Take for instance the horrid Season Preview CD the company has mailed out again this year. After about ten minutes of this marketing garbage, I wonder why anyone with half an interest in opera would bother attending at all. He jumps right into the muck early this year by doing some compare/contrast work with the Metropolitan Opera in New York.
San Francisco Opera is clearly back in second place to the Metropolitan Opera budget-wise and we are on track to reclaim second place in terms of production quality and creativity. Night for night, I would like it to be said that we compete evenly with the Met, especially in terms of musical and vocal values and theatricality. We, however, will never have their huge production budget, stage size, or technical capabilities. Like Avis, we will always have to "try harder."
So apparently the productions will have the benefit of being both sparse and expensive. If the artistic quality of the Metropolitan Opera of the last decade is the goal of the company, San Francisco Opera is in more trouble than I imagined.
Later on we have his discussion of the company’s new production of Tannhäuser
starring Peter Seiffert and Petra Maria Schnitzer. To wit:
It will also be my first new production as General Director, so how it is conceived and performed will show how I think about opera and what aspects about it I think are most important. … When I spoke to the brilliant and sometimes controversial British stage director Graham Vick, I told him that I wanted a production that was psychologically probing, but looked elegant and would be set "in period" with gorgeous Medieval costumes. "No, fedoras?" he asked. And I shook my head.
Thus with the bogeyman of the avant-garde European stage director firmly banished, the good citizens of San Francisco can now rest easy. What is the point of hiring a "sometimes controversial" director only to turn around and ask him or her specifically not to do that very thing. As much as everyone complains about the influence of a Hollywood mentality in opera elsewhere, it appears to have taken a firm hold in San Francisco. We in LA immediately recognize this flim-flam: give me something "fresh", just make it look like everything I'm already familiar with.

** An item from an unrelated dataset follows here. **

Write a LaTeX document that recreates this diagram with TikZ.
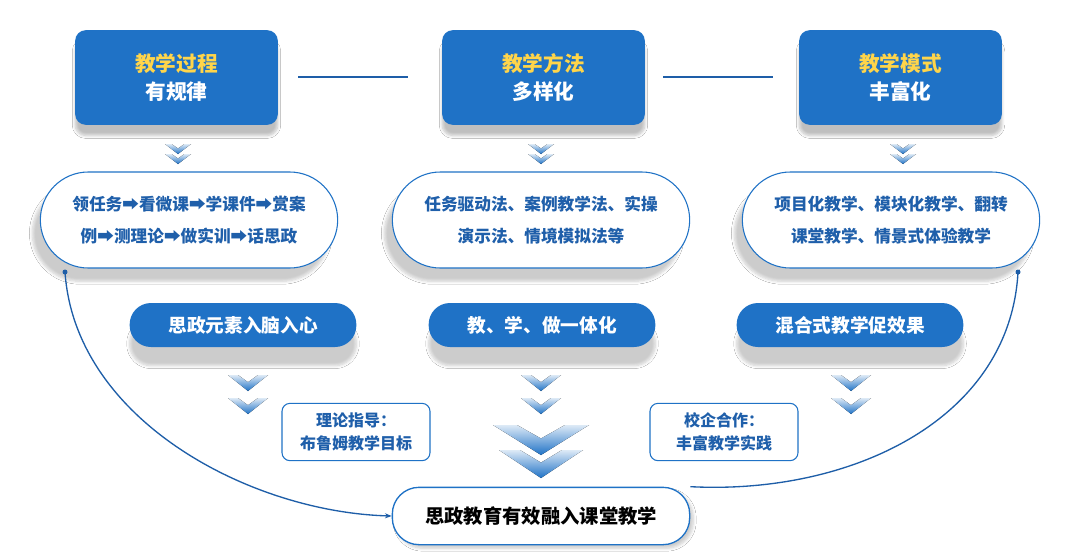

So apparently not only will the productions be expensive without appearing so, they will have the added benefit of being both pedestrian and uninspired. Gockley’s vision of the future is apparently rooted somewhere around 50 years ago. And I don’t know about you, but I think it’s going to take a little more than “elegance” to fill those seats. How about some heat and dazzle? Gockley has lined up some big stars this year, though. Good thing. It looks like he’ll need them since if you believe all his talk, there’ll be little else to look at.